Furthermore, we need a national conversation on rural distress. Much like the decline of the peasant, the interest of historians and social policy observers has also dwindled with regard to capturing their fate. India’s rich history has been illustrated with a range of tomes about kings, queens, nawabs and soldiers, and in some cases, even traders and yet, the peasant himself, and the village economy he sustains, have drawn limited attention. As Eric Stokes, the most famed of agrarian historians at Cambridge, recognised, ‘the balance of destiny in South Asia rests in peasant hands.’ The challenge, however, has been to capture the travails and tragedies of a social group that resists classification and leaves little, if any, records. The 1970s and 1980s saw renewed focus on empirical research that sought to provide a historical reconstruction of our agrarian economy, seeking correlations and dependencies on a range of social factors and social groups. In India, the history of land, especially in rural India, has somehow not gone alongside the history of capital, subsuming documentation about changes in the rural economy under the dialectic between capitalist development and the proletarian masses. Unlike during the Champaran Satyagraha, national attention has been curiously lacking. We must empathise with India’s marginal farmers and we must make the choice to support them.

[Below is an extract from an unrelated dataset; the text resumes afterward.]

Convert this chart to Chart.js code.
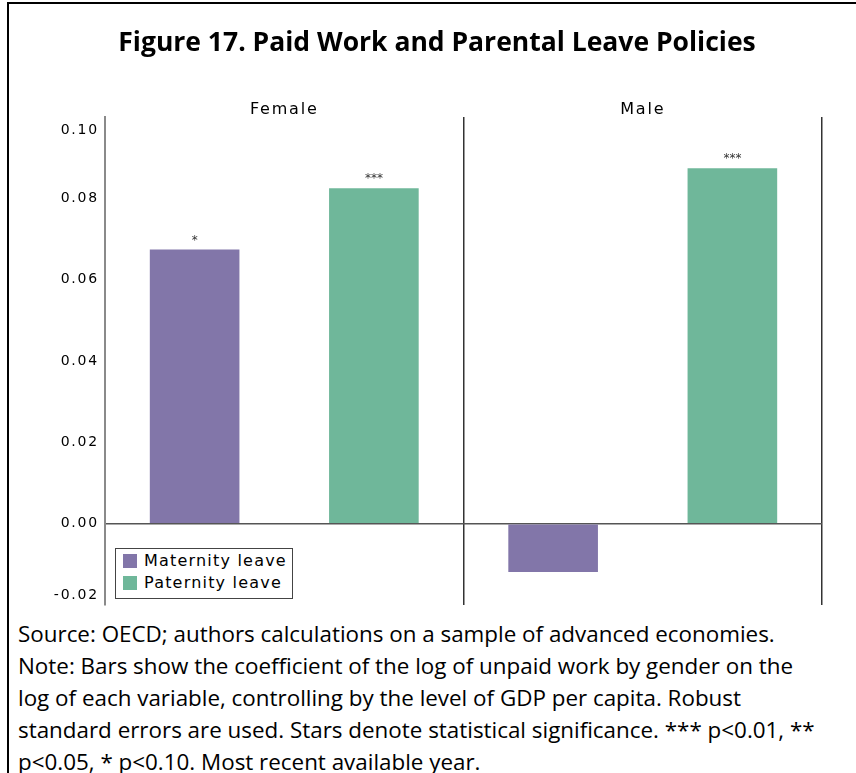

POLICYMAKING in a country riven by rural poverty, social fault lines and inadequate infrastructure should be focused on alleviating rural hardships while building the infrastructure for future growth. The pursuit of grandiose urban infrastructure and gigantic symbolic statues is a luxury for other nations. This book hopes, through a series of vignettes, to elucidate such issues, with their constraints and potential solutions. It hopes to highlight experiences from my decade-long public life, serving as a Member of Parliament (MP) for mostly rural constituencies, while drawing lessons from sociological experts and development policy. This set of experiences has been distilled into a rural manifesto, one that could help to shift the contours of the rural economy towards a more positive bearing for the marginal farmer.

In writing this heartfelt and, perhaps, timely set of essays on the village economy, I am deeply indebted to India’s rich tradition of agricultural economists and agrarian historians, whose contribution is recognised through footnotes scattered across pages. Writing this book has been a learning experience for me as well, helping me understand India’s rhythm, particularly of its villages and the aspirations of those living in them. I have travelled far and wide, across a multitude of Indian towns, villages and habitations, and everywhere I have heard stories of sorrow and yet been witness to the generosity and resilience that rural Indians possess. I have drawn on the resources and goodwill of a variety of people, including my research team. Finally, my mother and my wife have lent unstinting emotional and intellectual support, while providing me with a sense of empathy for the downtrodden. It is to them, and my daughter, that I dedicate this book.